Dr. Klapow stresses that there are a few key ingredients in a relationship that show potential for it being for the long haul. Keep in mind that life happens, things change, and there's no perfect science for which couple makes it. There are, however, some innate values that you can foster in your partnership that make it more likely that you'll have a lasting connection.

If you think you and your sweetheart might be an end game pair, you probably exhibit any number of the followings signs.

You trust each other.

Like Shrek and onions, relationships have layers to them. According to Dr. Klapow, you might hurt your partner's feelings over time, but at the core of your partnership, there is an inherent, mutual trust. If this exists between the two of you, you can rely on each other without question. You don't have to have repeated conversations about the need to trust one another to behave in certain ways. This is because trust is something that develop firmly and naturally between the two of you, over time.
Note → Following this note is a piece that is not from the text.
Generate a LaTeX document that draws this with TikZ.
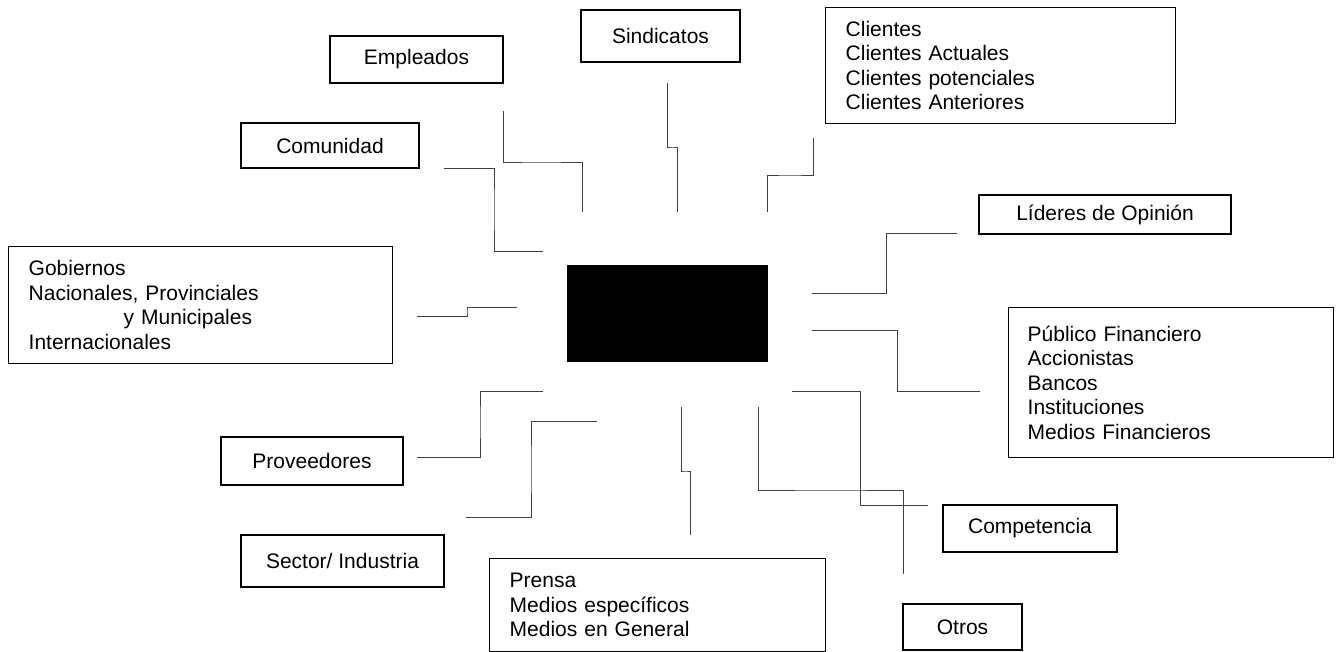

You work through conflict respectfully.

Relationships are not immune to conflict. Dr. Klapow explains that conflict can be a normal part of a relationship, but the ways that you deal with it are important to reflect and improve upon. Ultimately, all conflict should be dealt with respectfully in a lasting relationship. Respecting a partner means that you have an unflinching regard for their rights, beliefs, feelings and wants. This means that while things can get heated, you both treat each other in a way that honors the fact that both of your wants, needs, values, etc. have a right to be heard and believed.

You think short-term and long-term.

Another sign that you and your partner are in it for the long haul is that you can discuss both short-term timelines and long-term timelines. For instance, I was super in love with someone at one point in time, and I thought we were going to be together forever. They didn't have their future figured out, but I assumed that it was a given that we were going to figure it out together. When we finally did start talking about the future, they realized that they weren't in a place where they could pursue what they wanted while also being in a relationship — which... hurt. I learned the lesson that it's important to be discussing things in the short-term and long-term with a partner, so that you can understand how you fit into the picture.

Dr. Klapow adds that relationships are about both the day-to-day communication and the bigger broader discussions. You have to be able to work together on daily chores, but also long-term goals (i.e. if you want children, financial decisions, job choices). Being able to be present in the current moment and willing to plan ahead is an amazing sign that you and bae are going to be together for a long, long time.

You admire and appreciate each other.

Admiration and appreciation is huge, according to Dr. Klapow. It makes sense that if you're going to be partnered with this person for the long haul, you should definitely like who they are. More than that, you should appreciate the details that make them the person that you want to be with.

You maintain individuality, while influencing each other.

According to Dr. Klapow, a trait that healthy, lasting partnerships posses is an ability to maintain both your respective individuality as people, but allow the partnership to influence the both of you and your life together. Dr. Klapow explains that when you enter a partnership, you have three beings to prioritize in your life: your partner, your self, and the relationship. Thinking of your relationship together, and the life you are cultivating with each other as its own entity, can help remind you that it takes watering and appreciating. For instance, you can influence each other's interests or combine your tastes when decorating your first place together. It's all about sharing your interests with each other, without completely losing your own individuality in the process.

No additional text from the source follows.